Personal information
- Full name: Thierry Mukuta Kiesse
- Date of birth: 5 January 1989 (age 36)
- Place of birth: Paris, France
- Height: 1.87 m (6 ft 2 in)
- Position(s): Defensive Midfielder

Team information
- Current team: FK Ferizaj

Youth career
- 2005–2009: SCO Angers B

Senior career*
- Years: Team / Apps / (Gls)
- 2009–2010: Spandauer SV / 34 / (6)
- 2010–2011: SV Wacker Burghausen / 17 / (5)
- 2011–2013: US Orléans / 49 / (8)
- 2014–2015: RC Arbaa / 24 / (4)
- 2018–: FK Valmiera / - / (-)

International career
- 2012–2013: DR Congo U-21 / 3
- 2015: DR Congo / 3

= Thierry Mukuta =

French footballer (born 1989)

Thierry Mukuta Kiesse (born 5 January 1989) is a Congolese footballer who currently plays as a defensive midfielder in FK Valmiera.

==Club career==
Mukuta Kiesse started his playing career in 2005 with French club SCO Angers B where he became a reference. In 2009, he moved to German division Spandauer SV club in the Regionalliga Berlin 1 where he played 36 games and scoring 6 goals. The defensive midfielder was recruited in 3.Liga SV Wacker Burghausen club, in 2010, where he was trained by the famous Mario Basler. In 2011, Mukuta Kiesse decided to return in France to join the Ligue 2 US Orléans club for a season where he appeared in 49 of their matches and scoring 8 goals.
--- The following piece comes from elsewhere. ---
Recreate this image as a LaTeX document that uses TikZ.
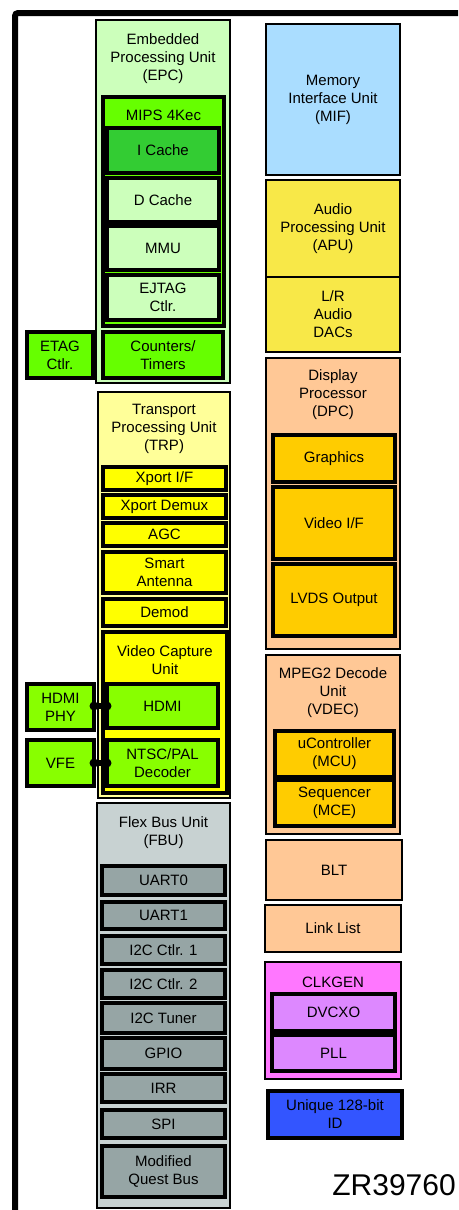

Mukuta Kiesse joined the Ligue 1 Algerian RC Arbaa club in 2014.

==International career==
Thierry Mukuta made three appearances for the Democratic Republic of the Congo under-21 and was also invited to the senior national team in 2015 by coach Florent Ibengé where he also made three appearances for the national team.